Information provided

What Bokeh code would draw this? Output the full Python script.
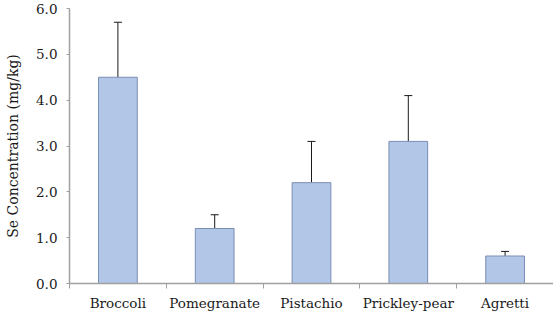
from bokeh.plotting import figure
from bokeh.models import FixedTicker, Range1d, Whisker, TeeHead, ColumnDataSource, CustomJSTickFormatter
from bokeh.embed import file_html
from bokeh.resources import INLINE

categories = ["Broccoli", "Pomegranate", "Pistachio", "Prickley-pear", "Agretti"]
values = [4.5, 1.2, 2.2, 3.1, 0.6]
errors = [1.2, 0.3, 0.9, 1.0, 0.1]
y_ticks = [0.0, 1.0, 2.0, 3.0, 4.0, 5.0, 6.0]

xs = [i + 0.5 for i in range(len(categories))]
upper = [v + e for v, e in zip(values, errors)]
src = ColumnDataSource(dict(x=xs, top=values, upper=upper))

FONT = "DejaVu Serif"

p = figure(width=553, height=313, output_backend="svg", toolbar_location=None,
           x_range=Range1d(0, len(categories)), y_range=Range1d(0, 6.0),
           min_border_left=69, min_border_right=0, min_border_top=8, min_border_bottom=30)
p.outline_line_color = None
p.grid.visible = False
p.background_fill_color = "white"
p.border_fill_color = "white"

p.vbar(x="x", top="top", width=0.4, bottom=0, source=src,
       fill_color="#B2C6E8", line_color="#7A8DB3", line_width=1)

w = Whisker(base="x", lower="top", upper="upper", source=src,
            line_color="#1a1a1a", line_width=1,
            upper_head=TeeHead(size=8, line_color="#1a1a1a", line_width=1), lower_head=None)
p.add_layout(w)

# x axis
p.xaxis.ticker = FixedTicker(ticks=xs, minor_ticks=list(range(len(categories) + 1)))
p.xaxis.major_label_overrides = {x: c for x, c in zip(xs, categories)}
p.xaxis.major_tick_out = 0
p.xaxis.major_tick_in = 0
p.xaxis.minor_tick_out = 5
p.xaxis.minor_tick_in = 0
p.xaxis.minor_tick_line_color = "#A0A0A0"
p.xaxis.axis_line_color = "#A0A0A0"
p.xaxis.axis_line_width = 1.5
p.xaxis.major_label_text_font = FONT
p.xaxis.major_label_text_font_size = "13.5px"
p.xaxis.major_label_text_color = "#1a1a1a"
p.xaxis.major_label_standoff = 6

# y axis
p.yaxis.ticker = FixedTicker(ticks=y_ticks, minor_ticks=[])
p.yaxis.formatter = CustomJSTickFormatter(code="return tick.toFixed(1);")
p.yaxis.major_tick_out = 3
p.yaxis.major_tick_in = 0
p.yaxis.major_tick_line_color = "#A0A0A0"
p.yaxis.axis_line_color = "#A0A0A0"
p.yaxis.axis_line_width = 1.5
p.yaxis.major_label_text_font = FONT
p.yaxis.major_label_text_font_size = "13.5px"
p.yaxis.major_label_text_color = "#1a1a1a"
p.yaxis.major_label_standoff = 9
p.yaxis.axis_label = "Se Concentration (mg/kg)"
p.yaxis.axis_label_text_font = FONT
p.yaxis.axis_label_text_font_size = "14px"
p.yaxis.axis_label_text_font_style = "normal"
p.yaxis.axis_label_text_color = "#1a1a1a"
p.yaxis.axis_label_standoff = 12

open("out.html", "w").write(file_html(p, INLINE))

Requirements
In the copy, include no pictures; restate the listing above exactly.

Correct output
What Bokeh code would draw this? Output the full Python script.
from bokeh.plotting import figure
from bokeh.models import FixedTicker, Range1d, Whisker, TeeHead, ColumnDataSource, CustomJSTickFormatter
from bokeh.embed import file_html
from bokeh.resources import INLINE

categories = ["Broccoli", "Pomegranate", "Pistachio", "Prickley-pear", "Agretti"]
values = [4.5, 1.2, 2.2, 3.1, 0.6]
errors = [1.2, 0.3, 0.9, 1.0, 0.1]
y_ticks = [0.0, 1.0, 2.0, 3.0, 4.0, 5.0, 6.0]

xs = [i + 0.5 for i in range(len(categories))]
upper = [v + e for v, e in zip(values, errors)]
src = ColumnDataSource(dict(x=xs, top=values, upper=upper))

FONT = "DejaVu Serif"

p = figure(width=553, height=313, output_backend="svg", toolbar_location=None,
           x_range=Range1d(0, len(categories)), y_range=Range1d(0, 6.0),
           min_border_left=69, min_border_right=0, min_border_top=8, min_border_bottom=30)
p.outline_line_color = None
p.grid.visible = False
p.background_fill_color = "white"
p.border_fill_color = "white"

p.vbar(x="x", top="top", width=0.4, bottom=0, source=src,
       fill_color="#B2C6E8", line_color="#7A8DB3", line_width=1)

w = Whisker(base="x", lower="top", upper="upper", source=src,
            line_color="#1a1a1a", line_width=1,
            upper_head=TeeHead(size=8, line_color="#1a1a1a", line_width=1), lower_head=None)
p.add_layout(w)

# x axis
p.xaxis.ticker = FixedTicker(ticks=xs, minor_ticks=list(range(len(categories) + 1)))
p.xaxis.major_label_overrides = {x: c for x, c in zip(xs, categories)}
p.xaxis.major_tick_out = 0
p.xaxis.major_tick_in = 0
p.xaxis.minor_tick_out = 5
p.xaxis.minor_tick_in = 0
p.xaxis.minor_tick_line_color = "#A0A0A0"
p.xaxis.axis_line_color = "#A0A0A0"
p.xaxis.axis_line_width = 1.5
p.xaxis.major_label_text_font = FONT
p.xaxis.major_label_text_font_size = "13.5px"
p.xaxis.major_label_text_color = "#1a1a1a"
p.xaxis.major_label_standoff = 6

# y axis
p.yaxis.ticker = FixedTicker(ticks=y_ticks, minor_ticks=[])
p.yaxis.formatter = CustomJSTickFormatter(code="return tick.toFixed(1);")
p.yaxis.major_tick_out = 3
p.yaxis.major_tick_in = 0
p.yaxis.major_tick_line_color = "#A0A0A0"
p.yaxis.axis_line_color = "#A0A0A0"
p.yaxis.axis_line_width = 1.5
p.yaxis.major_label_text_font = FONT
p.yaxis.major_label_text_font_size = "13.5px"
p.yaxis.major_label_text_color = "#1a1a1a"
p.yaxis.major_label_standoff = 9
p.yaxis.axis_label = "Se Concentration (mg/kg)"
p.yaxis.axis_label_text_font = FONT
p.yaxis.axis_label_text_font_size = "14px"
p.yaxis.axis_label_text_font_style = "normal"
p.yaxis.axis_label_text_color = "#1a1a1a"
p.yaxis.axis_label_standoff = 12

open("out.html", "w").write(file_html(p, INLINE))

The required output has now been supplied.